La publicidad dominicana, desde su estructura orgánica, no ha marcado un paso más eficiente como discurso debido a cierta desvinculación de continuidad con la intelligentsia que la nutrió con vigor en el decenio de los sesenta. Y aunque la mayoría de sus componentes no participó en una integración compacta, sino más bien fluctuante y sin aportar —salvo dos o tres excepciones— conocimientos enriquecedores para fundar una teoría sobre su discurso u operar con valiosos aportes una verdadera transformación del mimo, los beneficios para el sistema aún se sienten.
El modo de integración de esa intelligentsia se limitó a una práctica circunstancial de la actividad, pero sin ejercer —como correspondía a su categoría social— una inmersión en el aparato teórico de la actividad.
Ese fenómeno, al que muchos desdeñan sin detenerse a estudiarlo, podría arrojar muchas respuestas sobre la conducta de no sólo el intelectual pequeñoburgués de ese estadio socioeconómico, sino —un poco más allá— de toda una generación que fue atrapada por el férreo discurso dictatorial de Trujillo, primero, y luego y sucesivamente por una lucha revolucionaria ideologizada, por el golpe de estado a Bosch, por una guerrilla, y por un sistema de transición encabezado por Joaquín Balaguer, causante principal de muchos traumas y frustraciones.
Pero no obstante, de un mercado informativo de frases y acuñamientos referenciales para excitar ventas y alargar un mecanismo de persuasión al que no era preciso complementar en demasía, la publicidad de comienzos de los sesenta y decenio de los setenta se integró al mercado nacional a través de la reproducción de memorias individuales y, sustancialmente, de valoraciones subjetivas. Porque, ¿cómo se le podía pedir a la intelligentsia que creaba las campañas y los anuncios, que olvidara sus militancias y luchas en provecho de un nuevo ordenamiento sociocultural? .
Era la terrible oposición entre una superestructura ideológica neoliberal que vertebraba el mundo desde un ordenamiento ético-cultural diferente al que establecía la vieja publicidad, que intentaba utilizar al individuo como un fin de transferencias de ideas, algo que no pudo digerir el grueso de esa intelligentsia y sólo los no pertenecientes a ella pudieron insertarse plenamente, asimilando el ejercicio de crear y escribir campañas sin comprender a fondo el fenómeno de una actividad que se transformaba exponencialmente. Pero es bueno aclararlo: ni antes ni ahora —en que no se ha logrado asimilar «un-darse-cuenta»- la finalidad de la actividad publicitaria ha podido explicar la interpretación cultural de para qué sirve al tejido social la publicidad, además de excitar ventas.
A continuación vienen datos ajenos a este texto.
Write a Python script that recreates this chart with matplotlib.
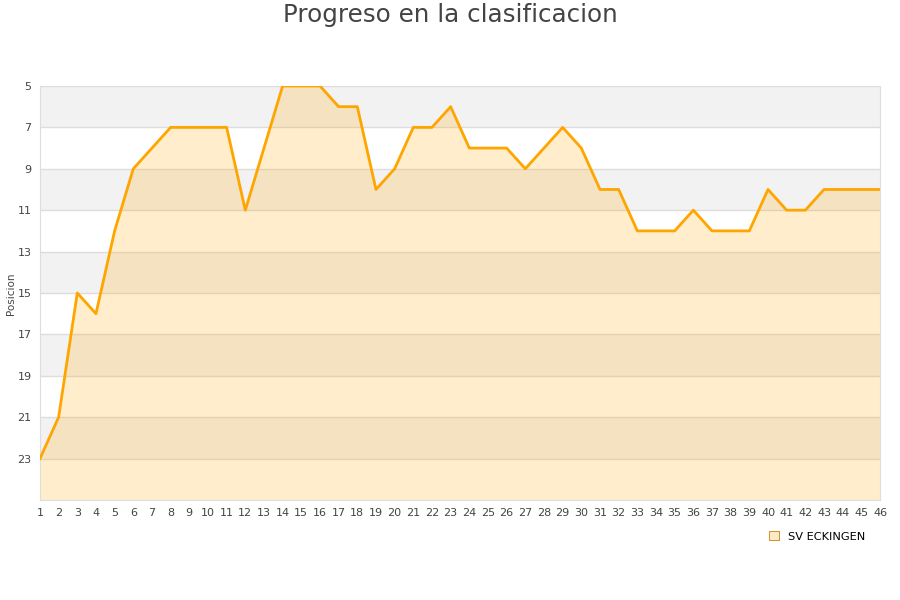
import matplotlib
matplotlib.use("Agg")
import matplotlib.pyplot as plt
from matplotlib.patches import Patch

jornadas = list(range(1, 47))
posiciones = [23, 21, 15, 16, 12, 9, 8, 7, 7, 7, 7, 11, 8, 5, 5, 5, 6, 6, 10, 9,
              7, 7, 6, 8, 8, 8, 9, 8, 7, 8, 10, 10, 12, 12, 12, 11, 12, 12, 12, 10,
              11, 11, 10, 10, 10, 10]
y_ticks = [5, 7, 9, 11, 13, 15, 17, 19, 21, 23]
equipo = "SV ECKINGEN"
titulo = "Progreso en la clasificacion"

fig = plt.figure(figsize=(9, 6), dpi=100)
ax = fig.add_axes([0.0444, 0.1667, 0.9334, 0.69])

ymin, ymax = 5, 25
for i, t in enumerate(range(5, 25, 2)):
    if i % 2 == 0:
        ax.axhspan(t, t + 2, color="#f2f2f2", zorder=0, lw=0)

ax.fill_between(jornadas, posiciones, ymax, color="#FFA500", alpha=0.2, lw=0, zorder=1)
ax.plot(jornadas, posiciones, color="#FFA500", lw=2.0, zorder=3)

ax.set_xlim(1, 46)
ax.set_ylim(ymax, ymin)
ax.set_yticks(y_ticks)
ax.set_xticks(jornadas)
ax.tick_params(axis="both", length=0, labelsize=8, colors="#444444", pad=6)
ax.grid(axis="y", color="#dddddd", lw=1, zorder=0.5)
ax.set_axisbelow(True)
for s in ["left", "bottom", "right"]:
    ax.spines[s].set_color("#dddddd")
ax.spines["top"].set_visible(False)

fig.text(0.012, 0.51, "Posicion", rotation=90, fontsize=7.5, color="#444444",
         ha="center", va="center")

fig.suptitle(titulo, x=0.5, y=0.995, fontsize=17.7, color="#444444", va="top")

handle = Patch(facecolor="#FFE9C4", edgecolor="#B8860B", lw=0.6)
fig.legend([handle], [equipo], loc="center", bbox_to_anchor=(0.908, 0.106),
           frameon=False, fontsize=8.2, handlelength=0.8, handleheight=0.8,
           handletextpad=0.8)

fig.savefig("out.png", dpi=100)
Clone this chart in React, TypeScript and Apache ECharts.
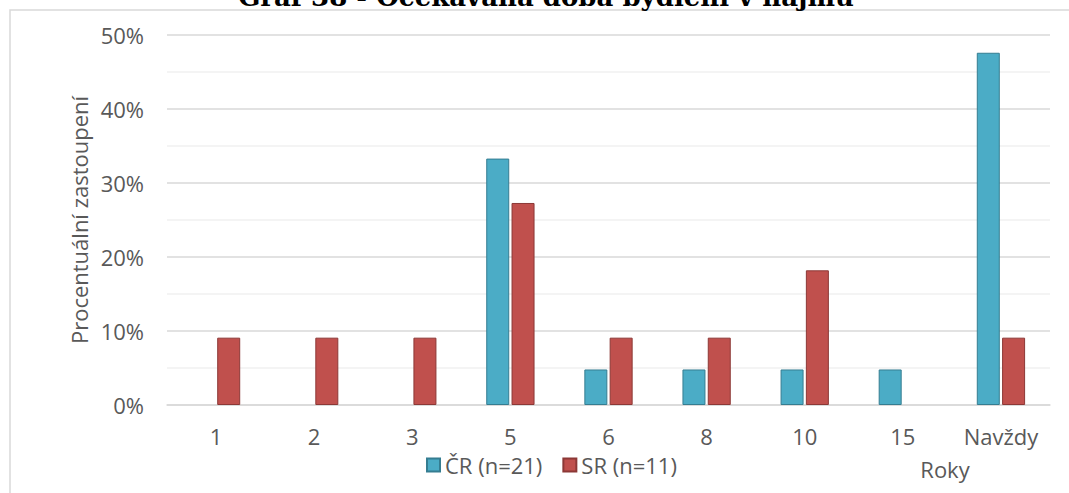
import React, { useEffect, useRef } from "react";
import * as echarts from "echarts";

const categories = ["1", "2", "3", "5", "6", "8", "10", "15", "Navždy"];
const crValues = [0, 0, 0, 33.3, 4.8, 4.8, 4.8, 4.8, 47.6];
const srValues = [9.1, 9.1, 9.1, 27.3, 9.1, 9.1, 18.2, 0, 9.1];
const seriesNames = ["ČR (n=21)", "SR (n=11)"];
const titleText = "Graf 38 - Očekávaná doba bydlení v nájmu";
const yAxisTitle = "Procentuální zastoupení";
const xAxisTitle = "Roky";

const FONT = "'Open Sans', 'Noto Sans', sans-serif";
const FS = 22;

const hideZero = (arr: number[]) => arr.map((v) => (v === 0 ? null : v));

export default function App() {
  const ref = useRef<HTMLDivElement>(null);
  useEffect(() => {
    if (!ref.current) return;
    const chart = echarts.init(ref.current, undefined, { renderer: "svg" });
    chart.setOption({
      animation: false,
      backgroundColor: "#ffffff",
      textStyle: { fontFamily: FONT },
      grid: { left: 167, right: 19, top: 35, bottom: 88 },
      legend: {
        data: seriesNames,
        top: 449,
        left: 421,
        itemWidth: 13,
        itemHeight: 13,
        itemGap: 20,
        icon: "rect",
        textStyle: { color: "#595959", fontSize: FS, fontFamily: FONT },
      },
      xAxis: {
        type: "category",
        data: categories,
        axisLine: { lineStyle: { color: "#D9D9D9", width: 1.5 } },
        axisTick: { show: false },
        axisLabel: { color: "#595959", fontSize: FS, margin: 20, fontFamily: FONT },
      },
      yAxis: {
        type: "value",
        min: 0,
        max: 50,
        interval: 10,
        name: yAxisTitle,
        nameLocation: "middle",
        nameGap: 77,
        nameTextStyle: { color: "#595959", fontSize: FS, fontFamily: FONT },
        axisLabel: { color: "#595959", fontSize: FS, margin: 23, formatter: "{value}%", fontFamily: FONT },
        axisLine: { show: false },
        axisTick: { show: false },
        splitLine: { lineStyle: { color: "#D9D9D9", width: 1.5 } },
        minorTick: { show: false, splitNumber: 2 },
        minorSplitLine: { show: true, lineStyle: { color: "#F0F0F0", width: 1.5 } },
      },
      graphic: [
        {
          type: "rect",
          shape: { x: 10, y: 10, width: 1200, height: 700 },
          style: { fill: "none", stroke: "#D9D9D9", lineWidth: 1.5 },
          silent: true,
        },
        {
          type: "text",
          x: 546,
          y: -3,
          style: {
            text: titleText,
            font: "bold 26px 'DejaVu Serif', serif",
            fill: "#000000",
            textAlign: "center",
            textVerticalAlign: "middle",
          },
        },
        {
          type: "text",
          x: 945,
          y: 469,
          style: {
            text: xAxisTitle,
            font: FS + "px " + FONT,
            fill: "#595959",
            textAlign: "center",
            textVerticalAlign: "middle",
          },
        },
      ],
      series: [
        {
          name: seriesNames[0],
          type: "bar",
          data: hideZero(crValues),
          barWidth: 23,
          barGap: "10%",
          itemStyle: { color: "#4BACC6", borderColor: "#357D91", borderWidth: 1 },
        },
        {
          name: seriesNames[1],
          type: "bar",
          data: hideZero(srValues),
          barWidth: 23,
          barGap: "10%",
          itemStyle: { color: "#C0504D", borderColor: "#8C3836", borderWidth: 1 },
        },
      ],
    });
    return () => chart.dispose();
  }, []);
  return (
    <div
      ref={ref}
      style={{ position: "fixed", left: 0, top: 0, width: 1069, height: 493 }}
    />
  );
}
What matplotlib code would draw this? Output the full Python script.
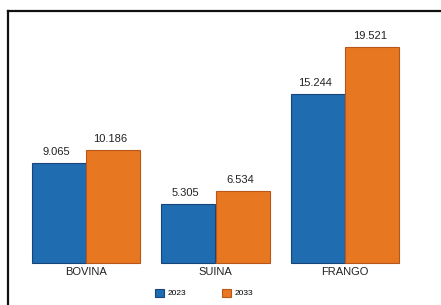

Esto, debido a que lo ambivalente como dubitación ofusca y tiende a bloquear el conocimiento, la razón que lleva a comprender la importancia de alcanzar y valorar esa correspondencia kantiana que responde al nombre de «categoría de la relación» («Crítica de la razón pura», 1781-87).
Sin embargo -y es posible comprobarlo-, en este proceso de algo más de sesenta años (1961-2024), ha habido una pura ganancia para la publicidad en tanto discurso creativo; así como para la superestructura ideológica del establishment, en tanto discurso cultural.